For the past year, I have had the opportunity to work with SUNY Albany’s OER fellows. One of those faculty members is Lenore Horowitz, a professor in the College of Emergency Preparedness, Homeland Security and Cybersecurity. She has put together an original open textbook Programming for Problem Solving.
Horowitz’ book focuses on teaching computer programming using the Python programming language as a tool to solve problems. While this book represents an incredible amount of work on her part, I’m going to focus on the support roles of formatting, conversion into multiple formats, and creating a professionally printed book.
Using Pressbooks as the publication and distribution method.
Pressbooks has become the way to do OER best. The original draft of the book was written in Microsoft Word, and when the author was ready, we started the import process. This whole experience was a learn by doing event, but I’m going to put this under the “lessons learned” category, and my bit of advice for future projects. Get the project into Pressbooks as soon as possible. In Microsoft Word the author used text boxes to separate content and to visually identify where there was a string of Python code.
Wherever those textboxes were used, we had to manually go in, delete that image file, copy the original text, and reformat it. Because some of the textboxes were “floating” in the word document the text appeared in seemingly random positions, sometimes paragraphs away from where it was supposed to be. All of the images that had captions needed to have the captions cut and paste then reassociated with the images.
Despite those initial challenges, having it in that Pressbooks format gives us so much versatility for how we will share it in the future. In addition to the web version of the textbook, we have a print-ready PDF version, an ePub3 format for iPads and other ereaders, MOBI format for Kindles, and the ability to embed directly in the Learning Management System with LTI. Pressbooks has made accessibility one of their cornerstone philosophies, and the developers of Pressbooks have invited accessibility groups to do an evaluation of the platform. The development team is actively making changes to make the platform keeping it intuitive, simple, and accessible for students. This mindset by the developers makes me feel confident that the effort that we put into getting it into this platform was time well spent.
While the platform is itself very accessible, the author needs to input the content in an accessible manner. This author had a great background and awareness of accessibility, and had already used headings appropriately in the text, the had the images all captioned. This was my second big takeaway from this project, was to make sure that an author has the needed background on both accessibility and licensing before and during the writing process. You don’t want to get to the publishing stage just to find out that the faculty member had used text or images where the licensing isn’t compatible.
Using Pressbooks also lets our book join the OER community the fastest and the easiest. What I say about Pressbooks is that the technology matches the open license. Books shared on Pressbooks with an open license can be easily and instantly cloned from server to server meaning that the next OER adopter can start to Revise, Remix, Reuse, Redistribute and Retain immediately.

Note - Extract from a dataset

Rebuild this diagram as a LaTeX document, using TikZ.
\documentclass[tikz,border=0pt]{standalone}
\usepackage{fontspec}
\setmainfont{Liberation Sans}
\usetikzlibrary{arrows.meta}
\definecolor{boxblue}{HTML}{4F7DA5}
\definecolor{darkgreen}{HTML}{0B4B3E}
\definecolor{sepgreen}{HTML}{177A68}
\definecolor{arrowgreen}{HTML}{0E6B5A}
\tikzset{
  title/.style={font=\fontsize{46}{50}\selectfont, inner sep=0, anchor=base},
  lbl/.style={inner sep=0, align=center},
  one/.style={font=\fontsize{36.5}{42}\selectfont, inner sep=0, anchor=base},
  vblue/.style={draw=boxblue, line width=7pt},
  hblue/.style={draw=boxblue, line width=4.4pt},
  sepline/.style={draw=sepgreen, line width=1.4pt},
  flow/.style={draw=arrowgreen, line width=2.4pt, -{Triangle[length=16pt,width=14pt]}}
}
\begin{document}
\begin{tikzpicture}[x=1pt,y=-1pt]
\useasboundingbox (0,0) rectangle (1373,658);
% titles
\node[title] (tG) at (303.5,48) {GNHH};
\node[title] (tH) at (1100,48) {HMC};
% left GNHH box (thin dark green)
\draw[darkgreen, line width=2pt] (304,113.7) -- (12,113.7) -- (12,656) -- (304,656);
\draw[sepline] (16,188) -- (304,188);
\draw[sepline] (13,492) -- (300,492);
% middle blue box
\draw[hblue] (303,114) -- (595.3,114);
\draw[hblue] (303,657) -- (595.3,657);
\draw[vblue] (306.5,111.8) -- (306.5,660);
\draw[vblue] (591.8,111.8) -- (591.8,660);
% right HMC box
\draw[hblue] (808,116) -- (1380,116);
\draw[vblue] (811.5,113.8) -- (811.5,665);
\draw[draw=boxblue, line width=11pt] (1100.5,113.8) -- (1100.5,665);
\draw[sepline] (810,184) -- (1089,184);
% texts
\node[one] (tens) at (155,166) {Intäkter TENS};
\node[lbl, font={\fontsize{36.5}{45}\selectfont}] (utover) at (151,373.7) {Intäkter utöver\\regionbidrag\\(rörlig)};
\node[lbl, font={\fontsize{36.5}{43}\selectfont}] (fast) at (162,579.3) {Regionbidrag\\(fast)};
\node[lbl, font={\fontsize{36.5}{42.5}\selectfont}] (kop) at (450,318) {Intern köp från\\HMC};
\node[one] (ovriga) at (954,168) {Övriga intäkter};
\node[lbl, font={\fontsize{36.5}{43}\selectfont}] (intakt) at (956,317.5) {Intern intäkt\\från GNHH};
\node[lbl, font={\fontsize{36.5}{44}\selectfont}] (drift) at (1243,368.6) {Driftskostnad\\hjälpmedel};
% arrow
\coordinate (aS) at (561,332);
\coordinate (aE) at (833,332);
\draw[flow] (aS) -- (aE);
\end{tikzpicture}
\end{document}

Using Lulu.com as our print on demand publisher
Once we had a high-quality, print ready PDF from Pressbooks, we were ready to try to print our book. We really wanted to have a professional looking paperback. We used Lulu.com which is an easy to use self publishing platform.
Because we used Pressbooks, we already had a half title page, title page, copyright page, table of contents, page numbers, and blank pages in the appropriate places. We generated a 9″ x 6″ PDF for our project, but we could generate a variety of sizes matching traditional publishing sizes.

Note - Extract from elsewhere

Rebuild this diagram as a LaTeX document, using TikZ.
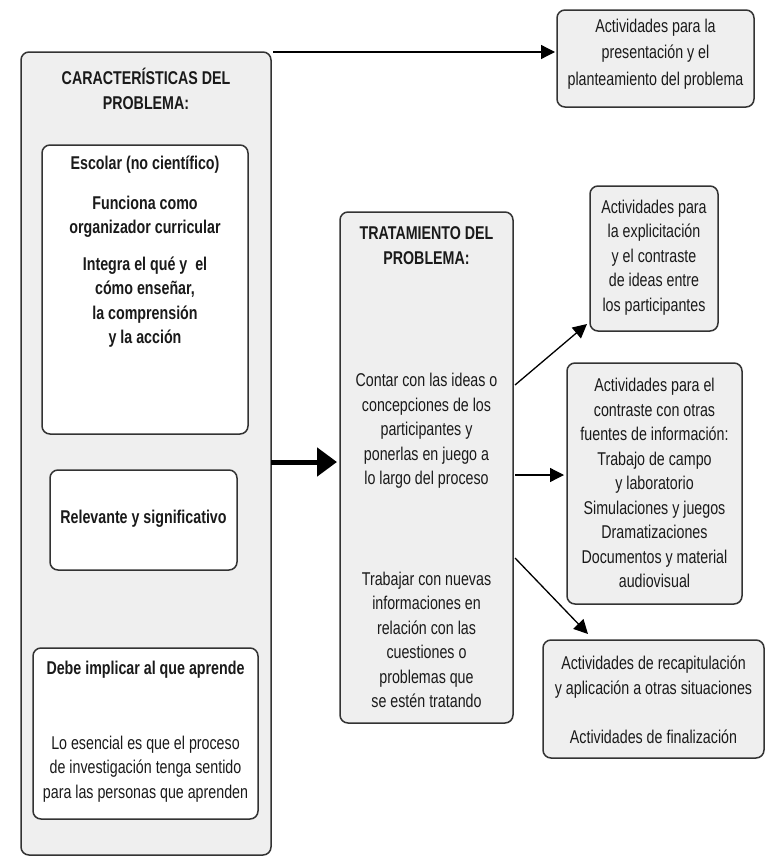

For the cover, we used Lulu’s cover generator to create a nice looking cover from an image that the author had already chosen.
Working with these self publishing platform does present one challenge, in that we have to be careful not to generate revenue. Working with the local bookstore, we are sharing a Lulu.com account so that they order the book at cost, and avoid generating author revenue.
What comes next?
I look forward to being able to use SUNY Press instead of a self publishing platform like Lulu.com or Amazon Createspace. As SUNY OER Services ramps up this service to the campuses it will be one less thing to worry about on the local level.
I was able to locate several bugs in the PDF export process with Pressbooks, and I was able to open issues on github for issues with space underneath images, footnotes on headings, and pagenumbers. Part of being part of an open source community means helping find those bugs and reporting them to the developers.
Dr. Horowitz is considering this semester her pilot with the book, and plans to engage the students in improving and continuing development of the book. She hopes they will help her find issues or areas for further ellaboration, create interactives, and make problem sets.
Ed Beck is an Instructional Designer at SUNY Oneonta.
This was my first time getting an OER book professionally printed. I have a proof copy for a second project on the way, and three more projects in earlier stages of development. I’m excited for the faculty that they will have these great looking resources for their students after all the effort they put into the content creation of these materials.
I’ve enjoyed working with the open-source team of Pressbooks as I continue to work on the OER project. You can now find me in the shoutouts of the readme file for the Pressbooks LTI Provider for helping them troubleshoot LTI in Blackboard.